Enclosure, Ushnagh Hill, Co. Westmeath
Co. Westmeath |
Enclosures
Uisneach, a low hill in the middle of County Westmeath, has long been recognised as one of the most ceremonially significant sites in early Irish tradition, regarded in medieval texts as the symbolic centre of Ireland.
What is less well known is that the hill continues to yield new archaeology, not through excavation, but through geophysical survey, the technique of reading the ground's magnetic signature without ever breaking the surface. Among the features detected this way is a circular enclosure 23 metres in diameter, visible in the data only as a narrow, discontinuous band of heightened magnetic values, somewhere between half a metre and a metre wide. That faint signal is interpreted as the ghost of a slot-trench, the kind of narrow foundation cut used to hold a timber palisade upright, though the possibility that it was once a roofed timber structure has not been entirely dismissed.
What makes this particular enclosure quietly significant is its position in the sequence of things.
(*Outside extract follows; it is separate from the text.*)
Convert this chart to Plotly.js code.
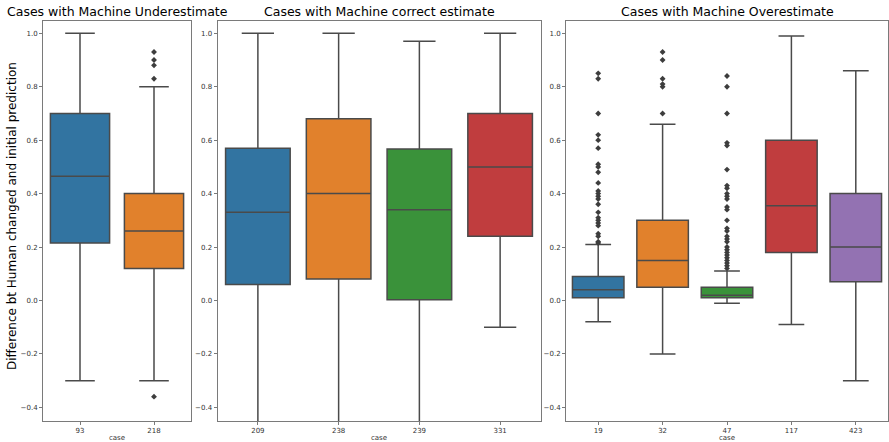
<!DOCTYPE html>
<html>
<head>
<meta charset="utf-8">
<script src="https://cdn.plot.ly/plotly-3.0.1.min.js"></script>
<style>html,body{margin:0;padding:0;background:#fff;}#chart{width:889px;height:442px;}</style>
</head>
<body>
<div id="chart"></div>
<script>
// ---- Data ----
const panelTitles = ["Cases with Machine Underestimate", "Cases with Machine correct estimate", "Cases with Machine Overestimate"];
const yAxisTitle = "Difference bt Human changed and initial prediction";
const xAxisTitle = "case";

// Panel 1: underestimate
const casesUnder = ["93", "218"];
const q1Under = [0.215, 0.12];
const medUnder = [0.465, 0.26];
const q3Under = [0.70, 0.40];
const loUnder = [-0.30, -0.30];
const hiUnder = [1.00, 0.80];
const outUnder = [[], [0.83, 0.88, 0.90, 0.93, -0.36]];

// Panel 2: correct estimate
const casesCorrect = ["209", "238", "239", "331"];
const q1Correct = [0.06, 0.08, 0.003, 0.24];
const medCorrect = [0.33, 0.40, 0.34, 0.50];
const q3Correct = [0.57, 0.68, 0.567, 0.70];
const loCorrect = [-0.60, -0.60, -0.60, -0.10];
const hiCorrect = [1.00, 1.00, 0.97, 1.00];
const outCorrect = [[], [], [], []];

// Panel 3: overestimate
const casesOver = ["19", "32", "47", "117", "423"];
const q1Over = [0.01, 0.05, 0.01, 0.18, 0.07];
const medOver = [0.04, 0.15, 0.02, 0.355, 0.20];
const q3Over = [0.09, 0.30, 0.05, 0.60, 0.40];
const loOver = [-0.08, -0.20, -0.01, -0.09, -0.30];
const hiOver = [0.21, 0.66, 0.11, 0.99, 0.86];
const outOver = [
  [0.85, 0.83, 0.70, 0.62, 0.60, 0.57, 0.51, 0.50, 0.48, 0.44, 0.41, 0.40, 0.39, 0.38, 0.36, 0.33, 0.31, 0.30, 0.29, 0.28, 0.25, 0.24, 0.22, 0.215],
  [0.93, 0.90, 0.83, 0.81, 0.80, 0.70],
  [0.84, 0.80, 0.70, 0.59, 0.58, 0.49, 0.43, 0.42, 0.40, 0.39, 0.38, 0.35, 0.34, 0.30, 0.27, 0.26, 0.24, 0.23, 0.22, 0.20, 0.19, 0.18, 0.17, 0.16, 0.15, 0.14, 0.13, 0.12],
  [],
  []
];

const yTickVals = [-0.4, -0.2, 0.0, 0.2, 0.4, 0.6, 0.8, 1.0];

// ---- Styles ----
const palette = ["#3274a1", "#e1812c", "#3a923a", "#c03d3e", "#9372b2"];
const lineCol = "#4a4a4a";
const spineCol = "#7a7a7a";
const font = "DejaVu Sans, sans-serif";
const W = 889, H = 442;
const domains = [[43 / W, 191 / W], [217.5 / W, 540.5 / W], [566 / W, 888 / W]];
const yDom = [1 - 421 / H, 1 - 21 / H];

const panels = [
  {cases: casesUnder, q1: q1Under, med: medUnder, q3: q3Under, lo: loUnder, hi: hiUnder, out: outUnder},
  {cases: casesCorrect, q1: q1Correct, med: medCorrect, q3: q3Correct, lo: loCorrect, hi: hiCorrect, out: outCorrect},
  {cases: casesOver, q1: q1Over, med: medOver, q3: q3Over, lo: loOver, hi: hiOver, out: outOver}
];

const traces = [];
const layout = {
  width: W, height: H,
  margin: {l: 0, r: 0, t: 0, b: 0},
  paper_bgcolor: "#fff", plot_bgcolor: "#fff",
  showlegend: false,
  font: {family: font, color: "#333"},
  annotations: []
};

panels.forEach((p, pi) => {
  const sfx = pi === 0 ? "" : String(pi + 1);
  const xa = "x" + sfx, ya = "y" + sfx;
  p.cases.forEach((c, i) => {
    traces.push({
      type: "box",
      x: [c],
      q1: [p.q1[i]], median: [p.med[i]], q3: [p.q3[i]],
      lowerfence: [p.lo[i]], upperfence: [p.hi[i]],
      width: 0.8,
      whiskerwidth: 0.5,
      fillcolor: palette[i],
      line: {color: lineCol, width: 1.5},
      boxpoints: false,
      hoverinfo: "skip",
      xaxis: xa, yaxis: ya
    });
    if (p.out[i].length) {
      traces.push({
        type: "scatter", mode: "markers",
        x: p.out[i].map(() => c), y: p.out[i],
        marker: {symbol: "diamond", size: 4.5, color: "#3d3d3d"},
        hoverinfo: "skip",
        xaxis: xa, yaxis: ya
      });
    }
  });
  layout["xaxis" + sfx] = {
    domain: domains[pi], anchor: ya,
    type: "category", categoryorder: "array", categoryarray: p.cases,
    range: [-0.5, p.cases.length - 0.5],
    showline: true, mirror: true, linecolor: spineCol, linewidth: 1,
    ticks: "outside", ticklen: 3, tickcolor: spineCol,
    tickfont: {size: 7, family: font, color: "#333"},
    showgrid: false, zeroline: false,
    title: {text: xAxisTitle, font: {size: 7, family: font, color: "#333"}, standoff: 3}
  };
  layout["yaxis" + sfx] = {
    domain: yDom, anchor: xa,
    range: [-0.451, 1.046],
    tickvals: yTickVals, tickformat: ".1f",
    showline: true, mirror: true, linecolor: spineCol, linewidth: 1,
    ticks: "outside", ticklen: 3, tickcolor: spineCol,
    tickfont: {size: 7, family: font, color: "#333"},
    showgrid: false, zeroline: false
  };
  layout.annotations.push({
    text: panelTitles[pi],
    xref: "paper", yref: "paper",
    x: (domains[pi][0] + domains[pi][1]) / 2, y: 1 - 21 / H,
    xanchor: "center", yanchor: "bottom",
    showarrow: false,
    font: {size: 12.5, family: font, color: "#000"}
  });
});

layout.annotations.push({
  text: yAxisTitle,
  xref: "paper", yref: "paper",
  x: 12 / W, y: 1 - 216 / H,
  xanchor: "center", yanchor: "middle",
  textangle: -90, showarrow: false,
  font: {size: 12, family: font, color: "#000"}
});

Plotly.newPlot("chart", traces, layout, {displayModeBar: false, staticPlot: true});
</script>
</body>
</html>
The geophysical evidence indicates that it lies beneath a larger, 35-metre enclosure on the same western summit, and also beneath a feature known as St Patrick's Bed to the east. In archaeological terms, underlies means predates, and that stratigraphic relationship places this smaller enclosure earlier than both of those features. It may, according to the researcher Dr Roseanne Schot who compiled this work, be the earliest archaeological feature yet identified at Uisneach. Inside and around the enclosure, a significant number of pit-type features were recorded. One of the largest sits at roughly the centre of the circle, and to its north there is an arc of what may be post-pits, the kind of pattern that suggests some form of internal structure or organisation whose purpose remains, for now, a matter of interpretation rather than fact.